Ip comically believes that prosperity drives up prices, and one wonders where he’s been. Away from what the Journal scribe imagines to be true, the price of most everything continues to drop. UHD flat screens that used to fetch $25,000 and more go for a few hundred, laser printers that used to retail for over $17,000 sell for even less. Considering the supercomputer sitting in Ip’s pocket, and that he doubtless utilizes in wildly productive fashion, the technology within it would have cost millions not too long ago, had it been available.
So no, economic growth doesn’t cause labor or capacity driven inflation, nor does it drive up prices. More realistically, prosperity is the greatest driver of falling prices that the world has ever known. And nothing comes else comes close.
Ip laughably asserts about economists and central bankers that, “[W]hen their predictions are wrong they ask why.” Except that they don’t. And they haven’t. The Phillips Curve has never made sense, it’s forever been all too easy to disprove, yet the Fed’s models continue to embrace what’s absurd as though it’s backed by reason. So do Ip’s columns.

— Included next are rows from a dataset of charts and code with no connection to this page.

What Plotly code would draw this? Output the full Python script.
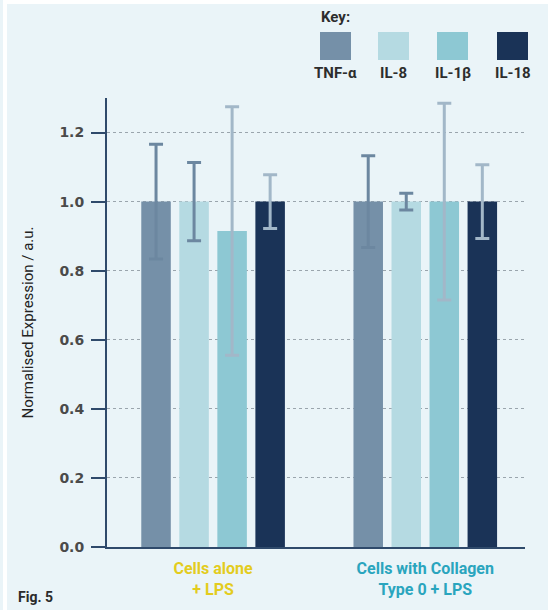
import plotly.graph_objects as go

# ---- data ----
groups = ["Cells alone<br>+ LPS", "Cells with Collagen<br>Type 0 + LPS"]
group_colors = ["#E3CC1E", "#2AA5BE"]
series = ["TNF-α", "IL-8", "IL-1β", "IL-18"]
values = {
    "TNF-α": [1.0, 1.0],
    "IL-8": [1.0, 1.0],
    "IL-1β": [0.915, 1.0],
    "IL-18": [1.0, 1.0],
}
errors = {
    "TNF-α": [0.166, 0.133],
    "IL-8": [0.113, 0.024],
    "IL-1β": [0.36, 0.285],
    "IL-18": [0.078, 0.107],
}
bar_colors = ["#7590A8", "#B5DAE2", "#8DC8D3", "#1A3357"]
err_colors = ["#6C87A0", "#6C87A0", "#A2B7C8", "#A2B7C8"]
y_ticks = [0.0, 0.2, 0.4, 0.6, 0.8, 1.0, 1.2]

W, H = 548, 610
ML, MR, MT, MB = 107, 23, 98, 63
PW, PH = W - ML - MR, H - MT - MB
BG = "#EAF4F8"

def px2x(px):
    return (px - ML) / PW

def py2y(py):
    return (H - MB - py) / PH

fig = go.Figure()
x_idx = list(range(len(groups)))
for s, c, ec in zip(series, bar_colors, err_colors):
    fig.add_trace(go.Bar(
        x=x_idx, y=values[s], name=s,
        marker=dict(color=c, line=dict(width=0)),
        error_y=dict(type="data", array=errors[s], color=ec, thickness=3, width=7),
        showlegend=False,
    ))

ticktext = [f"<b><span style='color:{col}'>{g}</span></b>" for g, col in zip(groups, group_colors)]

shapes = [
    dict(type="rect", xref="paper", yref="paper", x0=px2x(0), x1=px2x(3), y0=py2y(H), y1=py2y(0),
         fillcolor=BG, line=dict(width=0), layer="below"),
    dict(type="rect", xref="paper", yref="paper", x0=px2x(7), x1=px2x(W), y0=py2y(H), y1=py2y(4),
         fillcolor=BG, line=dict(width=0), layer="below"),
]
annotations = [
    dict(text="<b>Key:</b>", xref="paper", yref="paper", x=px2x(319), y=py2y(17),
         xanchor="left", yanchor="middle", showarrow=False,
         font=dict(size=15, color="#2d2d2d", family="Roboto")),
    dict(text="<b>Fig. 5</b>", xref="paper", yref="paper", x=px2x(16), y=py2y(597),
         xanchor="left", yanchor="middle", showarrow=False,
         font=dict(size=14, color="#2b2b2b", family="Roboto")),
]
sw_left = [320, 378, 437, 497]
for s, c, xl in zip(series, bar_colors, sw_left):
    shapes.append(dict(type="rect", xref="paper", yref="paper",
                       x0=px2x(xl), x1=px2x(xl + 31), y0=py2y(60), y1=py2y(32),
                       fillcolor=c, line=dict(width=0)))
    annotations.append(dict(text=f"<b>{s}</b>", xref="paper", yref="paper",
                            x=px2x(xl + 15.5), y=py2y(73), xanchor="center", yanchor="middle",
                            showarrow=False, font=dict(size=15, color="#2d2d2d", family="Roboto")))

fig.update_layout(
    width=W, height=H,
    margin=dict(l=ML, r=MR, t=MT, b=MB, pad=0),
    paper_bgcolor="white", plot_bgcolor="rgba(0,0,0,0)",
    barmode="group", bargap=0.283, bargroupgap=0.224,
    font=dict(family="Roboto", color="#3a3a3a"),
    shapes=shapes, annotations=annotations,
    xaxis=dict(range=[-0.5, 1.47], tickvals=x_idx, ticktext=ticktext,
               showline=True, linecolor="#2F4A6B", linewidth=2, ticks="",
               showgrid=False, zeroline=False, automargin=False, ticklabelstandoff=6,
               tickfont=dict(size=16, family="Roboto")),
    yaxis=dict(range=[0, 1.3], tickvals=y_ticks, tickformat=".1f",
               showline=True, linecolor="#2F4A6B", linewidth=2,
               ticks="outside", ticklen=14, tickwidth=2, tickcolor="#2F4A6B",
               showgrid=True, gridcolor="#9AA5AD", griddash="dot", gridwidth=1.3,
               zeroline=False, ticklabelstandoff=4, automargin=False,
               tickfont=dict(size=14, color="#4a4a4a", family="DejaVu Sans", weight="bold"),
               title=dict(text="Normalised Expression / a.u.", standoff=22,
                          font=dict(size=15, color="#222222", family="Roboto"))),
)

fig.write_html("out.html", config={"displayModeBar": False},
               post_script="document.body.style.margin='0';document.body.style.padding='0';")
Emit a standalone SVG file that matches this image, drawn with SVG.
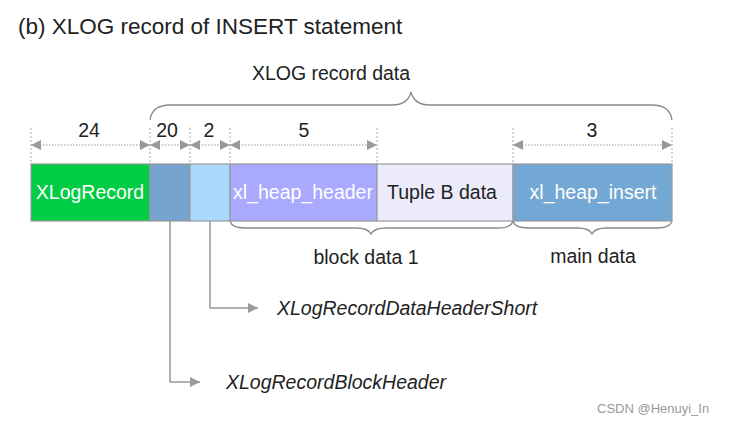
<svg xmlns="http://www.w3.org/2000/svg" width="732" height="425" viewBox="0 0 732 425">
<style>
text{font-family:"Liberation Sans","DejaVu Sans",sans-serif;}
.t{fill:#222;font-size:19.5px;}
.w{fill:#fff;font-size:19.5px;}
.i{fill:#222;font-size:19.5px;font-style:italic;}
.box{stroke:#9a9a9a;stroke-width:1.2;}
.guide{stroke:#aaa;stroke-width:1;stroke-dasharray:2 2;fill:none;}
.dim{stroke:#999;stroke-width:1.2;stroke-dasharray:1.5 1.5;fill:none;marker-start:url(#ah);marker-end:url(#ah);}
.brace{stroke:#8a8a8a;stroke-width:1.3;fill:none;}
.conn{stroke:#999;stroke-width:1.5;fill:none;marker-end:url(#ah);}
</style>
<defs>
<marker id="ah" viewBox="0 0 10 10" refX="10" refY="5" markerWidth="14" markerHeight="10" markerUnits="userSpaceOnUse" orient="auto-start-reverse">
<path d="M0,0 L10,5 L0,10 z" fill="#999"/>
</marker>
</defs>
<rect width="732" height="425" fill="#fff"/>
<text x="18" y="34" style="font-size:22.5px;fill:#222">(b) XLOG record of INSERT statement</text>
<text x="331" y="80" class="t" text-anchor="middle">XLOG record data</text>

<g id="braces">
<path class="brace" d="M150,120 Q152,105 170,105 L392,105 Q408,105 411,92 Q414,105 430,105 L652,105 Q670,105 672,120"/>
<path class="brace" d="M230,221 Q232,228 245,228 L356,228 Q368,228 371,234 Q374,228 386,228 L498,228 Q511,228 513,221"/>
<path class="brace" d="M513,221 Q515,228 528,228 L578,228 Q589,228 592,234 Q595,228 606,228 L657,228 Q670,228 672,221"/>
</g>

<g id="dimensions">
<path class="guide" d="M31,128V163 M150,128V163 M190,128V163 M230,128V163 M377,128V163 M513,128V163 M672,128V163"/>
<text x="89" y="137" class="t" text-anchor="middle">24</text>
<text x="167" y="137" class="t" text-anchor="middle">20</text>
<text x="209" y="137" class="t" text-anchor="middle">2</text>
<text x="304" y="137" class="t" text-anchor="middle">5</text>
<text x="592" y="137" class="t" text-anchor="middle">3</text>
<line class="dim" x1="31" y1="145" x2="150" y2="145"/>
<line class="dim" x1="150" y1="145" x2="190" y2="145"/>
<line class="dim" x1="190" y1="145" x2="230" y2="145"/>
<line class="dim" x1="230" y1="145" x2="377" y2="145"/>
<line class="dim" x1="513" y1="145" x2="672" y2="145"/>
</g>

<g id="xlogrecord"><rect class="box" x="31" y="164" width="119" height="57" fill="#00cc44"/><text x="90" y="199" class="w" text-anchor="middle">XLogRecord</text></g>
<g id="blockheader"><rect class="box" x="150" y="164" width="40" height="57" fill="#74a4cf"/></g>
<g id="dataheadershort"><rect class="box" x="190" y="164" width="40" height="57" fill="#a9d9ff"/></g>
<g id="xl_heap_header"><rect class="box" x="230" y="164" width="147" height="57" fill="#a9a9ff"/><text x="303" y="199" class="w" text-anchor="middle">xl_heap_header</text></g>
<g id="tuple"><rect class="box" x="377" y="164" width="136" height="57" fill="#ebebfb"/><text x="442" y="199" class="t" text-anchor="middle">Tuple B data</text></g>
<g id="xl_heap_insert"><rect class="box" x="513" y="164" width="159" height="57" fill="#74a8d4"/><text x="593" y="199" class="w" text-anchor="middle">xl_heap_insert</text></g>

<text x="366" y="264" class="t" text-anchor="middle">block data 1</text>
<text x="593" y="263" class="t" text-anchor="middle">main data</text>

<g id="connectors">
<path class="conn" d="M210,221 V308 H258"/>
<path class="conn" d="M170,221 V382 H200"/>
</g>
<g id="label-short"><text x="277" y="315" class="i">XLogRecordDataHeaderShort</text></g>
<g id="label-block"><text x="226" y="389" class="i">XLogRecordBlockHeader</text></g>

<text x="597" y="413" style="font-size:13px;fill:#999">CSDN @Henuyi_In</text>
</svg>
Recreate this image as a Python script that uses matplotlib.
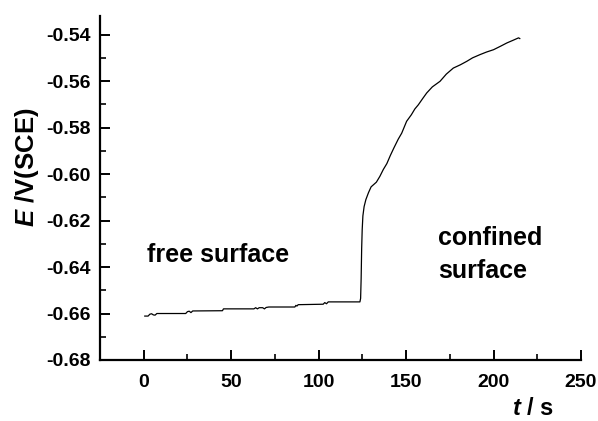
import matplotlib
matplotlib.use("Agg")
import matplotlib.pyplot as plt
from matplotlib.ticker import MultipleLocator, FormatStrFormatter

# potencial frente al tiempo
t = [0.6, 2.5, 3.5, 4.5, 5.5, 6.5, 7.5, 24.0, 25.0, 26.0, 27.0, 28.0,
     45.0, 45.6, 63.0, 64.0, 65.0, 66.0, 68.0, 69.0, 70.0, 71.5, 86.4,
     87.0, 87.6, 88.3, 102.6, 103.5, 104.5, 105.5, 123.6, 124.0, 124.3,
     124.6, 124.9, 125.3, 126.0, 127.0, 128.5, 130.0, 131.5, 133.0,
     135.0, 137.0, 139.0, 141.0, 143.0, 145.5, 147.5, 150.3, 153.0,
     155.0, 157.0, 159.5, 161.8, 165.0, 169.4, 173.0, 177.0, 181.0,
     184.7, 188.0, 192.3, 196.0, 200.0, 204.0, 207.6, 211.0, 214.3, 215.0]
E = [-0.6611, -0.6611, -0.6603, -0.6601, -0.6606, -0.6607, -0.6600,
     -0.6600, -0.6592, -0.6590, -0.6596, -0.6589, -0.6588, -0.6580,
     -0.6580, -0.6575, -0.6580, -0.6575, -0.6575, -0.6580, -0.6574,
     -0.6572, -0.6572, -0.6565, -0.6568, -0.6562, -0.6560, -0.6553,
     -0.6558, -0.6550, -0.6550, -0.6535, -0.6450, -0.6320, -0.6240,
     -0.6180, -0.6140, -0.6110, -0.6080, -0.6055, -0.6045, -0.6035,
     -0.6010, -0.5980, -0.5955, -0.5920, -0.5888, -0.5850, -0.5824,
     -0.5773, -0.5745, -0.5720, -0.5702, -0.5675, -0.5651, -0.5625,
     -0.5601, -0.5570, -0.5544, -0.5530, -0.5515, -0.5500, -0.5486,
     -0.5475, -0.5465, -0.5450, -0.5436, -0.5425, -0.5414, -0.5417]

plt.rcParams['font.family'] = 'Liberation Sans'
plt.rcParams['font.weight'] = 'bold'
plt.rcParams['axes.unicode_minus'] = False
plt.rcParams['mathtext.fontset'] = 'custom'
plt.rcParams['mathtext.it'] = 'Liberation Sans:italic:bold'
plt.rcParams['mathtext.rm'] = 'Liberation Sans:bold'

fig = plt.figure(figsize=(5.98, 4.21), dpi=100)
ax = fig.add_axes([100 / 598, 1 - 360 / 421, 481 / 598, 344 / 421])

ax.plot(t, E, color='black', linewidth=0.9)

ax.set_xlim(-25, 250)
ax.set_ylim(-0.68, -0.532)

for s in ['top', 'right']:
    ax.spines[s].set_visible(False)
for s in ['left', 'bottom']:
    ax.spines[s].set_linewidth(1.6)

ax.xaxis.set_major_locator(MultipleLocator(50))
ax.xaxis.set_minor_locator(MultipleLocator(25))
ax.yaxis.set_major_locator(MultipleLocator(0.02))
ax.yaxis.set_minor_locator(MultipleLocator(0.01))
ax.yaxis.set_major_formatter(FormatStrFormatter('%.2f'))

ax.tick_params(which='major', direction='in', length=7, width=1.4,
               labelsize=14)
ax.tick_params(which='minor', direction='in', length=4, width=1.2)
ax.tick_params(axis='y', which='major', pad=7)
ax.tick_params(axis='x', which='major', pad=10)

ax.text(1.9, -0.6379, 'free surface', fontsize=18, va='baseline', ha='left')
ax.text(168.5, -0.6305, 'confined', fontsize=18, va='baseline', ha='left')
ax.text(168.5, -0.6448, 'surface', fontsize=18, va='baseline', ha='left')

fig.text(27 / 598, 1 - 167 / 421, '$E$ /V(SCE)', fontsize=18.5,
         rotation=90, ha='center', va='center')
fig.text(554 / 598, 1 - 415 / 421, '$t$ / s', fontsize=17,
         ha='right', va='baseline')

fig.savefig('out.png', dpi=100)
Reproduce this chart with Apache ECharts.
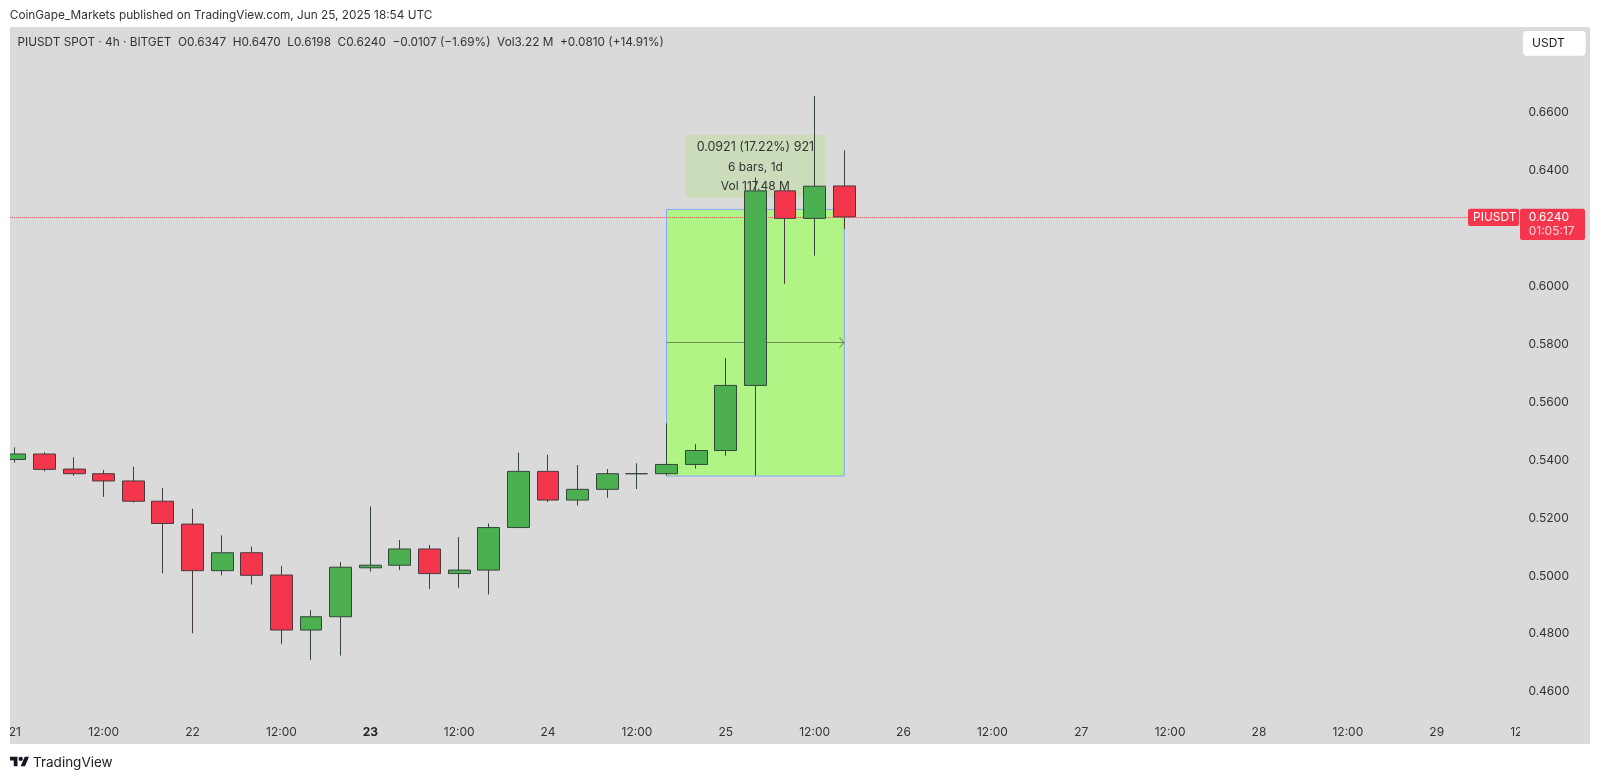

So while the belief that prosperity has a downside is blindingly simple to eviscerate, the bigger problem is that Ip, along with those whom he deems unfit for the Fed, labor under a shared belief that the most dynamic economy in the world requires the steady hand of the FOMC to remain dynamic. They believe that the Fed can increase and shrink credit. That’s not serious. If it were, Haiti could solve its problems by opening a central bank. So could East St. Louis. Fed and causation have forever been reversed. Get it?
In closing, it’s not just the Phillips Curve that begs for ridicule. So does the very notion of the Fed’s importance; something the Fed’s critics and supporters both accept as true, but that is so easy to discredit.